Por: Fernando Rodríguez/TalCualDigital
Cuando los jefes chavistas pueden formular una idea más o menos completa se debe agradecer.
Sacan a relucir descaradamente su subsuelo grotesco. En un primer round de la batalla de Cotiza, el vil atentado contra el candidato Capriles, dijeron todas las necedades de los sargentos de policía: que el susodicho no fue a buscar apoyos sino a agredir a los pacíficos moradores de la comarca, que los amarillos se vistieron de rojo para perpetrar sus fechorías, que el hijo de Ismael García se disparó un tiro en un brazo para victimizarse, que llevaron autobuses como en cualquier concentración pesuveca…
Cosas poco verosímiles pero con algo tenían que intentar tapar la felonía flagrante de sus sicarios. Pero días después al vicepresidente Jaua se le ocurrió sumar unas pocas frases más que descubren la movida de la forma más acabada y nos ahorran cualquier especulación.
Recordemos que hace unos años, cada vez más lejanos, la ciudad capital parecía dividida en dos grandes segmentos, grosso modo: el Este para los escuálidos y el oeste para los rojitos. O quizás sea más exacto decir: las urbanizaciones para la derecha y los barrios para la izquierda. Hasta alguien sugirió que se hiciera una especie de muro de Berlín para que no se molestaran los unos a los otros.

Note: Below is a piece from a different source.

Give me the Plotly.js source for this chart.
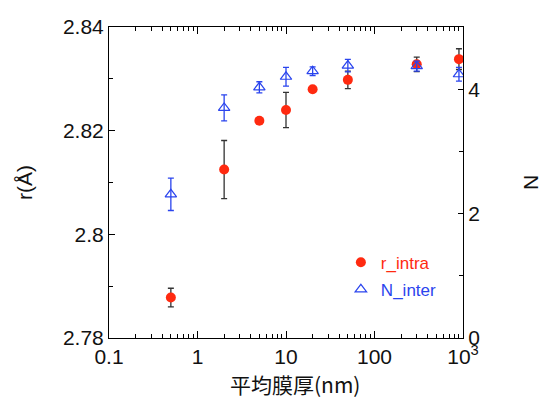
<!DOCTYPE html>
<html>
<head>
<meta charset="utf-8">
<script src="https://cdn.plot.ly/plotly-3.0.1.min.js"></script>
<style>html,body{margin:0;padding:0;background:#fff;}#chart{width:542px;height:399px;}</style>
</head>
<body>
<div id="chart"></div>
<script>
// Data
const thickness = [0.5, 2, 5, 10, 20, 50, 300, 900];           // 平均膜厚 (nm)
const rIntra    = [2.7878, 2.8125, 2.8219, 2.8240, 2.8280, 2.8298, 2.8328, 2.8338];
const rIntraErr = [0.0018, 0.0056, 0.0003, 0.0034, 0.0005, 0.0017, 0.0014, 0.0020];
const nInter    = [2.31, 3.70, 4.03, 4.20, 4.29, 4.38, 4.37, 4.24];
const nInterErr = [0.26, 0.21, 0.09, 0.15, 0.07, 0.10, 0.08, 0.11];
const xTickVals = [0.1, 1, 10, 100, 1000];
const xTickText = ['0.1', '1', '10', '100', '10<sup>3</sup>'];
const seriesNames = ['r_intra', 'N_inter'];
const xTitle = '平均膜厚(nm)';

const RED = '#ff2a10';
const BLUE = '#2a44ee';
const tickFont = {family: 'Liberation Sans, Arial, sans-serif', size: 21, color: '#111'};
const titleFont = {family: 'Liberation Sans, Arial, sans-serif', size: 21, color: '#111'};

const traces = [
  {
    x: thickness, y: rIntra, yaxis: 'y', type: 'scatter', mode: 'markers',
    name: '<span style="color:' + RED + '">' + seriesNames[0] + '</span>',
    marker: {symbol: 'circle', size: 10, color: RED},
    error_y: {type: 'data', array: rIntraErr, visible: true, color: '#333', thickness: 1.3, width: 3},
    legendgroup: 'a'
  },
  {
    x: thickness, y: nInter, yaxis: 'y2', type: 'scatter', mode: 'markers',
    name: '<span style="color:' + BLUE + '">' + seriesNames[1] + '</span>',
    marker: {symbol: 'triangle-up-open', size: 10, color: BLUE, line: {width: 1.2, color: BLUE}},
    error_y: {type: 'data', array: nInterErr, visible: true, color: BLUE, thickness: 1.3, width: 3},
    legendgroup: 'b'
  }
];

const layout = {
  width: 542, height: 399,
  margin: {l: 109, r: 79, t: 27, b: 61},
  paper_bgcolor: '#fff', plot_bgcolor: '#fff',
  showlegend: true,
  legend: {
    x: 0.655, y: 0.30, xanchor: 'left', yanchor: 'top',
    bgcolor: 'rgba(0,0,0,0)', borderwidth: 0,
    font: {family: 'Liberation Sans, Arial, sans-serif', size: 17},
    traceorder: 'grouped', tracegroupgap: 2
  },
  xaxis: {
    type: 'log', range: [-1, 3],
    tickvals: xTickVals, ticktext: xTickText,
    ticks: 'inside', ticklen: 7, tickwidth: 1, tickcolor: '#000',
    minor: {ticks: 'inside', ticklen: 4, tickwidth: 1, tickcolor: '#000', dtick: 'D1', showgrid: false},
    showline: true, linecolor: '#000', linewidth: 1, mirror: 'ticks',
    showgrid: false, zeroline: false,
    tickfont: tickFont
  },
  yaxis: {
    range: [2.78, 2.84],
    tickvals: [2.78, 2.80, 2.82, 2.84], ticktext: ['2.78', '2.8', '2.82', '2.84'],
    ticks: 'inside', ticklen: 6, tickwidth: 1, tickcolor: '#000',
    minor: {ticks: 'inside', ticklen: 4, tickwidth: 1, tickcolor: '#000', dtick: 0.01, showgrid: false},
    showline: true, linecolor: '#000', linewidth: 1,
    showgrid: false, zeroline: false,
    tickfont: tickFont,
    title: {text: 'r(Å)', font: titleFont, standoff: 24}
  },
  yaxis2: {
    overlaying: 'y', side: 'right', range: [0, 5],
    tickvals: [0, 2, 4],
    ticks: 'inside', ticklen: 5, tickwidth: 1, tickcolor: '#000',
    minor: {ticks: 'inside', ticklen: 4, tickwidth: 1, tickcolor: '#000', dtick: 1, showgrid: false},
    showline: true, linecolor: '#000', linewidth: 1,
    showgrid: false, zeroline: false,
    tickfont: tickFont,
    title: {text: 'N', font: titleFont, standoff: 46}
  },
  annotations: [{
    text: xTitle, xref: 'paper', yref: 'paper',
    x: 0.525, y: -0.148, xanchor: 'center', yanchor: 'middle', showarrow: false,
    font: {family: 'Noto Sans CJK JP, sans-serif', size: 21, color: '#111'}
  }]
};

Plotly.newPlot('chart', traces, layout, {displayModeBar: false, staticPlot: true});
</script>
</body>
</html>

Pero con el tiempo eso pasó, tantas cosas han pasado, y basten las cifras electorales y su distribución geográfica más recientes para demostrar que las aguas se mezclaron definitivamente. Los escuálidos engordaron numéricamente y entraron en los barrios y los boliburgueses, con los bolsillos también gordos, pudieron tomar güisqui en el Este sin que les faltaran los respetos. En fin, Ocariz le dio una felpa a una patota de rufianes colorados que reinaba en Petare, ¡en Petare! Eso es lo que no pueden soportar los chavistas, sobre todo después de los tres millones de votos y los percances intestinales del Jefe.
Marchas sí, bien ubicaditas. Una que otra plaza, vaya. Pero que Capriles ande alegremente conversando con los caballeros y besado por las damas de los barrios es ya como mucho.
“Cuando llegan con su patota de burgueses armados… se produce la violencia, se rompe la armonía y la naturalidad de la comunidad”, dice don Jaua. La armonía y la naturalidad es ser chavistas, por siempre, como una mata de mango da mangos. Pide respeto al pueblo “que se declara abiertamente chavista… al pueblo humilde y trabajador, a estos hombres y mujeres que lo único que quieren es vivir bien… como lo han venido logrando con el gobierno de Chávez”. Como si fuera poco, afirma, para los opositores los chavistas son malandros, hordas, lumpen, etc.
En pocas palabras, el solo hecho de querer entrar en esas comunidades es una perversión que debe ser castigada porque altera la paz y profana la devoción por las charreteras, es contranatura. Que eso lo deberían decir en octubre los mismos sujetos, que no son masas amorfas y rojas, les importa un bledo.
Que eso del buen vivir es contrariado por la inagotable protesta popular, de todos los días y de todos los colores, tampoco cuenta. O que eso de malandros u hordas se suele utilizar, que yo sepa, para matones a sueldo, sus ideólogos, los incapaces que han derruido el país o los fanáticos del tesoro público y no de la buena gente tantas veces traicionada por demagogos charlatanes y corruptos.
Pero vamos a entrar a cualquier lugar. Esa es una decisión tomada por el país opositor, hombres libres que quieren hablar con hombres libres. Lo otro sería el triunfo del violentismo gorila y de la mentalidad fascista.